NEW SEAT: Zimbabwean President Robert Mugabe, Sadc's new chairman, speaks at the Sadc summit in Victoria Falls, Zimbabwe, on Sunday. Picture: EPA/SIYABULELA DUDA
NEW SEAT: Zimbabwean President Robert Mugabe, Sadc's new chairman, speaks at the Sadc summit in Victoria Falls, Zimbabwe, on Sunday. Picture: EPA/SIYABULELA DUDA

THE Southern African Development Community (Sadc) heads of state summit that took place at Victoria Falls, Zimbabwe, on Sunday and Monday was billed as a celebration of the 20th anniversary of the dismantling of apartheid, a political system that had a profoundly negative effect on the entire region.

Perversely, however, the agenda and proceedings served largely to highlight just how little has changed for the better in many of the former "frontline states", especially host Zimbabwe but also Swaziland and Lesotho, among others. And little emerged from the meeting to convince observers real economic or political change is finally in the air.

It did not help that the summit was hosted in Zimbabwe, which, in sharp contrast to the plush surrounds of the Elephant Hills resort, is as close to being a failed state as any in the region has yet come. Nor that the chairman of the 15-nation grouping for the coming year will be the man largely responsible for that relentless economic destruction and political repression, the 90-year-old President Robert Mugabe.

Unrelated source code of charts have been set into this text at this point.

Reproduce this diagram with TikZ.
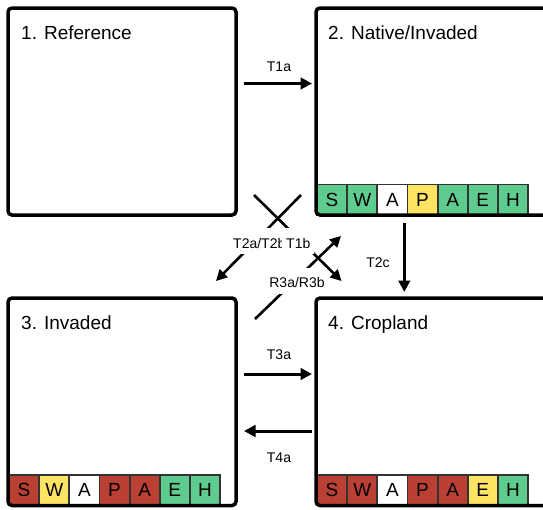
\documentclass[tikz,border=0pt]{standalone}
\usepackage{fontspec}
\setmainfont{Liberation Sans}
\usetikzlibrary{arrows.meta}
\definecolor{cgreen}{RGB}{94,204,143}
\definecolor{cyellow}{RGB}{255,228,99}
\definecolor{cred}{RGB}{186,64,52}
\definecolor{cgrid}{RGB}{51,51,51}
\begin{document}
\begin{tikzpicture}[x=1pt,y=-1pt,
  statebox/.style={draw=black, line width=3.5pt, rounded corners=4pt, inner sep=0pt},
  title/.style={anchor=base west, inner sep=0pt, font=\fontsize{19}{22}\selectfont},
  cell/.style={draw=cgrid, line width=1.8pt, minimum width=30.15pt, minimum height=30.5pt, inner sep=0pt, font=\fontsize{19}{22}\selectfont},
  arr/.style={line width=3pt, -{Triangle[length=11.5pt,width=11.5pt]}},
  darr/.style={line width=2.6pt, -{Triangle[length=11pt,width=11pt]}},
  lab/.style={font=\fontsize{14}{16}\selectfont, inner sep=0pt},
  clab/.style={lab, fill=white, inner xsep=2pt, inner ysep=5pt, text height=15pt, text depth=1pt},
]
\useasboundingbox (0,0) rectangle (543,509);
\clip (0,0) rectangle (543,509);

% colour bars
\foreach \l/\c [count=\i] in {S/cgreen, W/cgreen, A/white, P/cyellow, A/cgreen, E/cgreen, H/cgreen}
  \node[cell, fill=\c] (bar2-\i) at ({317+30.15*(\i-0.5)},199.75) {\l};
\foreach \l/\c [count=\i] in {S/cred, W/cyellow, A/white, P/cred, A/cred, E/cgreen, H/cgreen}
  \node[cell, fill=\c] (bar3-\i) at ({9+30.15*(\i-0.5)},490.25) {\l};
\foreach \l/\c [count=\i] in {S/cred, W/cred, A/white, P/cred, A/cred, E/cyellow, H/cgreen}
  \node[cell, fill=\c] (bar4-\i) at ({317+30.15*(\i-0.5)},490.25) {\l};

% boxes
\node[statebox, minimum width=228pt, minimum height=207pt] (b1) at (122,111.5) {};
\node[statebox, minimum width=232pt, minimum height=207pt] (b2) at (432,111.5) {};
\node[statebox, minimum width=228pt, minimum height=207.5pt] (b3) at (122,401.75) {};
\node[statebox, minimum width=232pt, minimum height=207.5pt] (b4) at (432,401.75) {};

% titles
\node[title] (t1) at (21,39.5) {1. Reference};
\node[title] (t2) at (328,39.5) {2. Native/Invaded};
\node[title] (t3) at (21,329.5) {3. Invaded};
\node[title] (t4) at (328,329.5) {4. Cropland};

% connector end points
\coordinate (t1a-s) at (244,83.5);  \coordinate (t1a-e) at (312,83.5);
\coordinate (t2c-s) at (404.3,223); \coordinate (t2c-e) at (404.3,292);
\coordinate (t3a-s) at (244,374);   \coordinate (t3a-e) at (312,374);
\coordinate (t4a-s) at (312,431);   \coordinate (t4a-e) at (244,431);
\coordinate (t2-s) at (301,195);    \coordinate (t2-e) at (216,281);
\coordinate (t1b-s) at (254,195);   \coordinate (t1b-e) at (341.5,281);
\coordinate (r3-s) at (255,319);    \coordinate (r3-e) at (341,236);

\draw[arr] (t1a-s) -- (t1a-e);
\draw[arr] (t2c-s) -- (t2c-e);
\draw[arr] (t3a-s) -- (t3a-e);
\draw[arr] (t4a-s) -- (t4a-e);
\draw[darr] (t2-s) -- (t2-e);
\draw[darr] (t1b-s) -- (t1b-e);
\draw[darr] (r3-s) -- (r3-e);

% labels
\node[lab] (l-t1a) at (279,66.5) {T1a};
\node[lab] (l-t2c) at (378,263) {T2c};
\node[lab] (l-t3a) at (279,355) {T3a};
\node[lab] (l-t4a) at (279,458) {T4a};
\node[clab, anchor=west] (l-t2) at (231,241) {T2a/T2b};
\node[clab, anchor=west, inner xsep=4pt] (l-t1b) at (282,241) {T1b};
\node[clab] (l-r3) at (297,280.5) {R3a/R3b};
\end{tikzpicture}
\end{document}
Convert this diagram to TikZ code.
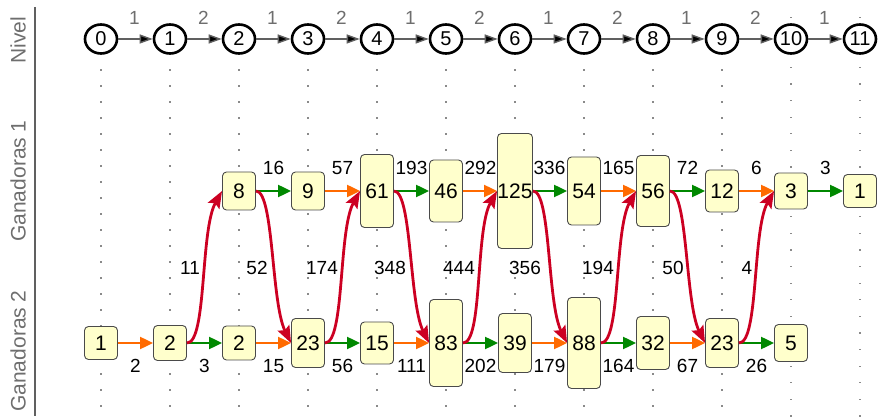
\documentclass[tikz,border=0pt]{standalone}
\usepackage{fontspec}
\setmainfont{Liberation Sans}
\usetikzlibrary{arrows.meta,shapes.geometric}
\definecolor{boxfill}{HTML}{FFFFCC}
\definecolor{boxline}{HTML}{4A4A4A}
\definecolor{org}{HTML}{FF6A00}
\definecolor{grn}{HTML}{008800}
\definecolor{rd}{HTML}{CC0022}
\definecolor{axisgray}{HTML}{6E6E6E}
\definecolor{dotgray}{HTML}{8A8A8A}
\definecolor{lvlline}{HTML}{606060}
\begin{document}
\begin{tikzpicture}[x=1pt,y=-1pt,
  box/.style={draw=boxline,line width=0.9pt,fill=boxfill,rounded corners=4pt,
    minimum width=33pt,inner sep=0pt,font=\fontsize{21}{21}\selectfont},
  lvl/.style={ellipse,draw=black,line width=2.6pt,fill=white,minimum width=32pt,
    minimum height=29pt,inner sep=0pt,font=\fontsize{20}{20}\selectfont},
  lvlarrow/.style={draw=lvlline,line width=1.4pt,-{Triangle[length=13pt,width=9pt,fill=black]}},
  harrow/.style={line width=2.2pt,-{Triangle[length=13pt,width=12pt]}},
  redarrow/.style={draw=rd,line width=2.8pt,-{Stealth[length=17pt,width=13pt,inset=3pt]}},
  elabel/.style={font=\fontsize{19}{19}\selectfont,text=black,inner sep=0pt},
  tlabel/.style={font=\fontsize{19}{19}\selectfont,text=axisgray,inner sep=0pt},
  axlabel/.style={font=\fontsize{21}{21}\selectfont,text=axisgray,rotate=90,inner sep=0pt}]
\useasboundingbox (0,0) rectangle (878,419);
% dotted column guides
\foreach \c in {0,...,9} {
  \foreach \k in {0,...,21} {
    \fill[dotgray] ({101+69*\c-0.6},{70+16*\k-0.6}) rectangle +(1.3,1.3);
  }
}
\foreach \c in {10,11} {
  \foreach \k in {0,...,24} {
    \fill[dotgray] ({101+69*\c-0.6},{17.6+16.6*\k-0.6}) rectangle +(1.3,1.3);
  }
}
% axis
\coordinate (axtop) at (35,7);
\coordinate (axbot) at (35,416);
\draw[draw=lvlline,line width=1.5pt] (axtop) -- (axbot);
\node[axlabel] (tNivel) at (18,40) {Nivel};
\node[axlabel] (tG1) at (18,181) {Ganadoras 1};
\node[axlabel] (tG2) at (18,351) {Ganadoras 2};
% level circles
\foreach \i in {0,...,11} {
  \node[lvl] (l\i) at ({101+69*\i},39) {\i};
}
\foreach \i/\j/\t in {0/1/1,1/2/2,2/3/1,3/4/2,4/5/1,5/6/2,6/7/1,7/8/2,8/9/1,9/10/2,10/11/1} {
  \draw[lvlarrow] (l\i) -- (l\j);
  \node[tlabel] (tl\i) at ({101+69*(\i+0.5)-1},18) {\t};
}
% row 1 boxes
\foreach \c/\t/\h in {2/8/38,3/9/38,4/61/73,5/46/62,6/125/115,7/54/68,8/56/71,9/12/42,10/3/36,11/1/33} {
  \node[box,minimum height=\h pt] (a\c) at ({101+69*\c},191) {\t};
}
% row 2 boxes
\foreach \c/\t/\h in {0/1/33,1/2/35,2/2/34,3/23/49,4/15/42,5/83/87,6/39/59,7/88/91,8/32/53,9/23/49,10/5/37} {
  \node[box,minimum height=\h pt] (b\c) at ({101+69*\c},343) {\t};
}
% row 1 arrows
\foreach \s/\e/\col/\lab in {2/3/grn/16,3/4/org/57,4/5/grn/193,5/6/org/292,6/7/grn/336,7/8/org/165,8/9/grn/72,9/10/org/6,10/11/grn/3} {
  \draw[harrow,draw=\col,fill=\col] (a\s.east) -- (a\e.west);
  \node[elabel] (ea\s) at ({101+69*(\s+0.5)},168) {\lab};
}
% row 2 arrows
\foreach \s/\e/\col/\lab in {0/1/org/2,1/2/grn/3,2/3/org/15,3/4/grn/56,4/5/org/111,5/6/grn/202,6/7/org/179,7/8/grn/164,8/9/org/67,9/10/grn/26} {
  \draw[harrow,draw=\col,fill=\col] (b\s.east) -- (b\e.west);
  \node[elabel] (eb\s) at ({101+69*(\s+0.5)},366) {\lab};
}
% red transitions up
\foreach \s/\e/\lab/\lx in {1/2/11/190,3/4/174/322,5/6/444/459,7/8/194/598,9/10/4/747} {
  \draw[redarrow] (b\s.east) .. controls +(20,0) and +(-22,39) .. (a\e.west);
  \node[elabel] (ru\s) at (\lx,268) {\lab};
}
% red transitions down
\foreach \s/\e/\lab/\lx in {2/3/52/257,4/5/348/390,6/7/356/525,8/9/50/673} {
  \draw[redarrow] (a\s.east) .. controls +(18,0) and +(-20,-40) .. (b\e.west);
  \node[elabel] (rd\s) at (\lx,268) {\lab};
}
\end{tikzpicture}
\end{document}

Try as one might, it is hard to take seriously the various resolutions and protocols adopted — or carefully avoided, in some cases — when the theme of the summit was so clearly dictated by the Zimbabwean government rather than reflecting the needs and priorities of the region.

There is nothing overtly objectionable about "Sadc Strategy for Economic Transformation: Leveraging the Region’s Diverse Resources for Sustainable Economic and Social Development through Beneficiation and Value Addition" other than that it is meaningless jargon — and that it just happens to mirror the host’s country’s latest economic development blueprint.

The fourth stage of Zimbabwe’s Agenda for Sustainable Socioeconomic Transformation (Zim Asset), which was developed from Zanu (PF)’s 2013 election manifesto, covers "value addition and beneficiation" of human and natural resources through indigenisation, empowerment and employment creation. But God forbid any other country in the region follow the Zimbabwean example of how to manage an economy, reduce poverty and support basic human rights.

Fortunately, there is little sign of any other Southern African state hurrying to impose Zimbabwean-style 51% indigenous ownership policies, although some in the South African private security industry may dispute that.

And the economic resolutions and industrial development programmes that were adopted by the summit were so vague that it is unlikely any will be implemented in our lifetimes. It is all very well for the region’s leaders to solemnly agree that industrialisation should be at the centre of the community’s economic agenda, but they will not make it happen by executing land grabs, stealing elections or forcing foreign investors to hand over control of their businesses to locals at fire-sale prices.

The upshot is that everyone will return home and go about their business as before, as they have after just about every Sadc heads of state summit for the past 34 years.

This was apparent even before the summit had ended, when President Jacob Zuma and his Namibian counterpart, Hifikepunye Pohamba, declined to sign the protocol on trade in services, earning Mr Mugabe’s ire.

The protocol provides for the progressive removal of barriers to the free movement of service providers in the region, the implications of which the two leaders apparently need more time to consider.

Meanwhile, poverty continues to rise in the region, with almost half of its 277-million inhabitants living on less than $1 a day, political repression remains rife in member states such as Swaziland — and Mr Mugabe is now next in line to chair the African Union.